» WHAT IS ASKED:
Write out the whole of the material exactly.

» RECORDED INFORMATION:
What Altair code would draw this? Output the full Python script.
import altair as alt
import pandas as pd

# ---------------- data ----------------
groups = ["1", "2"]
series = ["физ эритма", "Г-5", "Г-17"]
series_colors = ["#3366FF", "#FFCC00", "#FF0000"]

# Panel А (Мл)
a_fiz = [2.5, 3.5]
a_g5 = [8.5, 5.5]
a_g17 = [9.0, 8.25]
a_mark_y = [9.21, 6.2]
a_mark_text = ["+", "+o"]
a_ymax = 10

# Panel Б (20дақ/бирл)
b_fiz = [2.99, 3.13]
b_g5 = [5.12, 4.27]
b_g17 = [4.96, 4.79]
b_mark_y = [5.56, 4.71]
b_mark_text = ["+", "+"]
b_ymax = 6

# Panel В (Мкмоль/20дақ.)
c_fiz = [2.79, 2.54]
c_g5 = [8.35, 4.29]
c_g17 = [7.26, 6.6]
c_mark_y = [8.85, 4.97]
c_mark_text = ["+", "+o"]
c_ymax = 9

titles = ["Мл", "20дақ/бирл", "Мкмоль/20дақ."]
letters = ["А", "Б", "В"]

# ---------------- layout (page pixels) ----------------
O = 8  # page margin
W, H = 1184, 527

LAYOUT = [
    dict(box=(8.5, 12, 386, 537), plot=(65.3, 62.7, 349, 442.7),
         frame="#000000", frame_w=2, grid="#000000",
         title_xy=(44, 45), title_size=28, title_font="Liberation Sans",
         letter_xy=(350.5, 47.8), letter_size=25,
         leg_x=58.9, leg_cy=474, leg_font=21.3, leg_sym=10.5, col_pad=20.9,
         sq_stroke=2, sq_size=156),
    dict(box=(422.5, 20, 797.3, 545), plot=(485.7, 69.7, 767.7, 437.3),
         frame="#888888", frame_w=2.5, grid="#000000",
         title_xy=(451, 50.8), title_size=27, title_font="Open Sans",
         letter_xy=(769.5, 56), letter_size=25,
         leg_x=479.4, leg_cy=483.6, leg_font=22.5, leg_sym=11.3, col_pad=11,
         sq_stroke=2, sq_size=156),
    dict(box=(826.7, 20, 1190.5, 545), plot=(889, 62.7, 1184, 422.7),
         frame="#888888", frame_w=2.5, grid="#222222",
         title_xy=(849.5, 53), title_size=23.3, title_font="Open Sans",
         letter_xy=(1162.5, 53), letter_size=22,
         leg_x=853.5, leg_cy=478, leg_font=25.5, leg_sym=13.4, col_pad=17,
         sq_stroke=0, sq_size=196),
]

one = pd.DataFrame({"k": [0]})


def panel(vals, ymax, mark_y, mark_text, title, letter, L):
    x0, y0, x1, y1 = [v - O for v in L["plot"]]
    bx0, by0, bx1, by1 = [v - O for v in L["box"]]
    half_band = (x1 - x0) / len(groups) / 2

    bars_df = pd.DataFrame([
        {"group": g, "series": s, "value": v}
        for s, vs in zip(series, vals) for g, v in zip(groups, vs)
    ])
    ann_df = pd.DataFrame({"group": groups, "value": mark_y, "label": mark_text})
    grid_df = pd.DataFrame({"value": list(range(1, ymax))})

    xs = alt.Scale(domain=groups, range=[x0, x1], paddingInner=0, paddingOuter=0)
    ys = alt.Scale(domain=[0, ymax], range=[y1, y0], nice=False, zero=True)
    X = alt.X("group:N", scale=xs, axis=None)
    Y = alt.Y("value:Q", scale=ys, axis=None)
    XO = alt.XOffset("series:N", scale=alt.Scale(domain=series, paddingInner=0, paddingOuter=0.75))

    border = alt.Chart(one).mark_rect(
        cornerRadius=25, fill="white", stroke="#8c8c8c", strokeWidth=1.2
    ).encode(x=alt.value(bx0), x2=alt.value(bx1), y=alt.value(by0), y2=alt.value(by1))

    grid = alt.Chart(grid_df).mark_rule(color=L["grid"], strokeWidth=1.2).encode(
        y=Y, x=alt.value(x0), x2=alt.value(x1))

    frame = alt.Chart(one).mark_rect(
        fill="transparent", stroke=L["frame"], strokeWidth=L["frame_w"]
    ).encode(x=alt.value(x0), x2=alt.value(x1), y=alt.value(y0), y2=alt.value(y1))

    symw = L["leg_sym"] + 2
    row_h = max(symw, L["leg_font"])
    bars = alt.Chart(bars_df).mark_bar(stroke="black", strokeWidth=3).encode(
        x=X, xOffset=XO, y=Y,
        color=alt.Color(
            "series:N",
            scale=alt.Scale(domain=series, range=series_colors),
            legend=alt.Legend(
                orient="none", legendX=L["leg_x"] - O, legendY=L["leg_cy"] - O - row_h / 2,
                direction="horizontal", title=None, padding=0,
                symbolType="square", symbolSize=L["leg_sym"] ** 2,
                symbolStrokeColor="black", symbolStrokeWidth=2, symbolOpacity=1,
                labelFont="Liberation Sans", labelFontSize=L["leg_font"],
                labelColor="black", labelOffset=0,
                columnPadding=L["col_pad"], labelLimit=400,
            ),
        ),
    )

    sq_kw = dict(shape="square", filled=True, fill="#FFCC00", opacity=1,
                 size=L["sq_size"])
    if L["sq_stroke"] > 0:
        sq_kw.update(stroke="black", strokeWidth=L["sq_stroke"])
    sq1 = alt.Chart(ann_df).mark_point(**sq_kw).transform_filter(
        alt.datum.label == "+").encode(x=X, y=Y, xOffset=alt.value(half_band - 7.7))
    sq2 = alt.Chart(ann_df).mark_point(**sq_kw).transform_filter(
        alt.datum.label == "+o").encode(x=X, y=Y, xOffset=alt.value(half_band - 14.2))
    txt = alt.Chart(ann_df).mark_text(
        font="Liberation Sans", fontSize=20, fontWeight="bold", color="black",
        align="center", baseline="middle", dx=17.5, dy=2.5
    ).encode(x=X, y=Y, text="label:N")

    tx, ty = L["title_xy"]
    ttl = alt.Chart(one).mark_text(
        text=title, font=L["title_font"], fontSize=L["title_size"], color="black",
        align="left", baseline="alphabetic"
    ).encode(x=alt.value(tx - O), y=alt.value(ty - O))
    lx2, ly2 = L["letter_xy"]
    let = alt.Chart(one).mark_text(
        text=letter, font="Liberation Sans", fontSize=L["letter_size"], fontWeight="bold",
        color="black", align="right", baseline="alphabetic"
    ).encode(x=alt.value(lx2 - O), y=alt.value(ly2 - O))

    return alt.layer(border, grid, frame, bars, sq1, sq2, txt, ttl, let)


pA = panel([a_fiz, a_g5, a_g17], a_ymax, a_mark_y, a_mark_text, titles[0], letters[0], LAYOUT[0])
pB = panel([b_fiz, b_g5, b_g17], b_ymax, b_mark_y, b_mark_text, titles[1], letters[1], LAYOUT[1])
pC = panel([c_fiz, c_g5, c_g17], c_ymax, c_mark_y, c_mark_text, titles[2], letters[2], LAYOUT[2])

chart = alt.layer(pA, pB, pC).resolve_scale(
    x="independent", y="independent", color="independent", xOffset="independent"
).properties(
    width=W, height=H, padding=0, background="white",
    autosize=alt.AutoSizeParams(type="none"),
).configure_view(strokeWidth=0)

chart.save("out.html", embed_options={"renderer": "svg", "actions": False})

» THE RESULT:
What Altair code would draw this? Output the full Python script.
import altair as alt
import pandas as pd

# ---------------- data ----------------
groups = ["1", "2"]
series = ["физ эритма", "Г-5", "Г-17"]
series_colors = ["#3366FF", "#FFCC00", "#FF0000"]

# Panel А (Мл)
a_fiz = [2.5, 3.5]
a_g5 = [8.5, 5.5]
a_g17 = [9.0, 8.25]
a_mark_y = [9.21, 6.2]
a_mark_text = ["+", "+o"]
a_ymax = 10

# Panel Б (20дақ/бирл)
b_fiz = [2.99, 3.13]
b_g5 = [5.12, 4.27]
b_g17 = [4.96, 4.79]
b_mark_y = [5.56, 4.71]
b_mark_text = ["+", "+"]
b_ymax = 6

# Panel В (Мкмоль/20дақ.)
c_fiz = [2.79, 2.54]
c_g5 = [8.35, 4.29]
c_g17 = [7.26, 6.6]
c_mark_y = [8.85, 4.97]
c_mark_text = ["+", "+o"]
c_ymax = 9

titles = ["Мл", "20дақ/бирл", "Мкмоль/20дақ."]
letters = ["А", "Б", "В"]

# ---------------- layout (page pixels) ----------------
O = 8  # page margin
W, H = 1184, 527

LAYOUT = [
    dict(box=(8.5, 12, 386, 537), plot=(65.3, 62.7, 349, 442.7),
         frame="#000000", frame_w=2, grid="#000000",
         title_xy=(44, 45), title_size=28, title_font="Liberation Sans",
         letter_xy=(350.5, 47.8), letter_size=25,
         leg_x=58.9, leg_cy=474, leg_font=21.3, leg_sym=10.5, col_pad=20.9,
         sq_stroke=2, sq_size=156),
    dict(box=(422.5, 20, 797.3, 545), plot=(485.7, 69.7, 767.7, 437.3),
         frame="#888888", frame_w=2.5, grid="#000000",
         title_xy=(451, 50.8), title_size=27, title_font="Open Sans",
         letter_xy=(769.5, 56), letter_size=25,
         leg_x=479.4, leg_cy=483.6, leg_font=22.5, leg_sym=11.3, col_pad=11,
         sq_stroke=2, sq_size=156),
    dict(box=(826.7, 20, 1190.5, 545), plot=(889, 62.7, 1184, 422.7),
         frame="#888888", frame_w=2.5, grid="#222222",
         title_xy=(849.5, 53), title_size=23.3, title_font="Open Sans",
         letter_xy=(1162.5, 53), letter_size=22,
         leg_x=853.5, leg_cy=478, leg_font=25.5, leg_sym=13.4, col_pad=17,
         sq_stroke=0, sq_size=196),
]

one = pd.DataFrame({"k": [0]})


def panel(vals, ymax, mark_y, mark_text, title, letter, L):
    x0, y0, x1, y1 = [v - O for v in L["plot"]]
    bx0, by0, bx1, by1 = [v - O for v in L["box"]]
    half_band = (x1 - x0) / len(groups) / 2

    bars_df = pd.DataFrame([
        {"group": g, "series": s, "value": v}
        for s, vs in zip(series, vals) for g, v in zip(groups, vs)
    ])
    ann_df = pd.DataFrame({"group": groups, "value": mark_y, "label": mark_text})
    grid_df = pd.DataFrame({"value": list(range(1, ymax))})

    xs = alt.Scale(domain=groups, range=[x0, x1], paddingInner=0, paddingOuter=0)
    ys = alt.Scale(domain=[0, ymax], range=[y1, y0], nice=False, zero=True)
    X = alt.X("group:N", scale=xs, axis=None)
    Y = alt.Y("value:Q", scale=ys, axis=None)
    XO = alt.XOffset("series:N", scale=alt.Scale(domain=series, paddingInner=0, paddingOuter=0.75))

    border = alt.Chart(one).mark_rect(
        cornerRadius=25, fill="white", stroke="#8c8c8c", strokeWidth=1.2
    ).encode(x=alt.value(bx0), x2=alt.value(bx1), y=alt.value(by0), y2=alt.value(by1))

    grid = alt.Chart(grid_df).mark_rule(color=L["grid"], strokeWidth=1.2).encode(
        y=Y, x=alt.value(x0), x2=alt.value(x1))

    frame = alt.Chart(one).mark_rect(
        fill="transparent", stroke=L["frame"], strokeWidth=L["frame_w"]
    ).encode(x=alt.value(x0), x2=alt.value(x1), y=alt.value(y0), y2=alt.value(y1))

    symw = L["leg_sym"] + 2
    row_h = max(symw, L["leg_font"])
    bars = alt.Chart(bars_df).mark_bar(stroke="black", strokeWidth=3).encode(
        x=X, xOffset=XO, y=Y,
        color=alt.Color(
            "series:N",
            scale=alt.Scale(domain=series, range=series_colors),
            legend=alt.Legend(
                orient="none", legendX=L["leg_x"] - O, legendY=L["leg_cy"] - O - row_h / 2,
                direction="horizontal", title=None, padding=0,
                symbolType="square", symbolSize=L["leg_sym"] ** 2,
                symbolStrokeColor="black", symbolStrokeWidth=2, symbolOpacity=1,
                labelFont="Liberation Sans", labelFontSize=L["leg_font"],
                labelColor="black", labelOffset=0,
                columnPadding=L["col_pad"], labelLimit=400,
            ),
        ),
    )

    sq_kw = dict(shape="square", filled=True, fill="#FFCC00", opacity=1,
                 size=L["sq_size"])
    if L["sq_stroke"] > 0:
        sq_kw.update(stroke="black", strokeWidth=L["sq_stroke"])
    sq1 = alt.Chart(ann_df).mark_point(**sq_kw).transform_filter(
        alt.datum.label == "+").encode(x=X, y=Y, xOffset=alt.value(half_band - 7.7))
    sq2 = alt.Chart(ann_df).mark_point(**sq_kw).transform_filter(
        alt.datum.label == "+o").encode(x=X, y=Y, xOffset=alt.value(half_band - 14.2))
    txt = alt.Chart(ann_df).mark_text(
        font="Liberation Sans", fontSize=20, fontWeight="bold", color="black",
        align="center", baseline="middle", dx=17.5, dy=2.5
    ).encode(x=X, y=Y, text="label:N")

    tx, ty = L["title_xy"]
    ttl = alt.Chart(one).mark_text(
        text=title, font=L["title_font"], fontSize=L["title_size"], color="black",
        align="left", baseline="alphabetic"
    ).encode(x=alt.value(tx - O), y=alt.value(ty - O))
    lx2, ly2 = L["letter_xy"]
    let = alt.Chart(one).mark_text(
        text=letter, font="Liberation Sans", fontSize=L["letter_size"], fontWeight="bold",
        color="black", align="right", baseline="alphabetic"
    ).encode(x=alt.value(lx2 - O), y=alt.value(ly2 - O))

    return alt.layer(border, grid, frame, bars, sq1, sq2, txt, ttl, let)


pA = panel([a_fiz, a_g5, a_g17], a_ymax, a_mark_y, a_mark_text, titles[0], letters[0], LAYOUT[0])
pB = panel([b_fiz, b_g5, b_g17], b_ymax, b_mark_y, b_mark_text, titles[1], letters[1], LAYOUT[1])
pC = panel([c_fiz, c_g5, c_g17], c_ymax, c_mark_y, c_mark_text, titles[2], letters[2], LAYOUT[2])

chart = alt.layer(pA, pB, pC).resolve_scale(
    x="independent", y="independent", color="independent", xOffset="independent"
).properties(
    width=W, height=H, padding=0, background="white",
    autosize=alt.AutoSizeParams(type="none"),
).configure_view(strokeWidth=0)

chart.save("out.html", embed_options={"renderer": "svg", "actions": False})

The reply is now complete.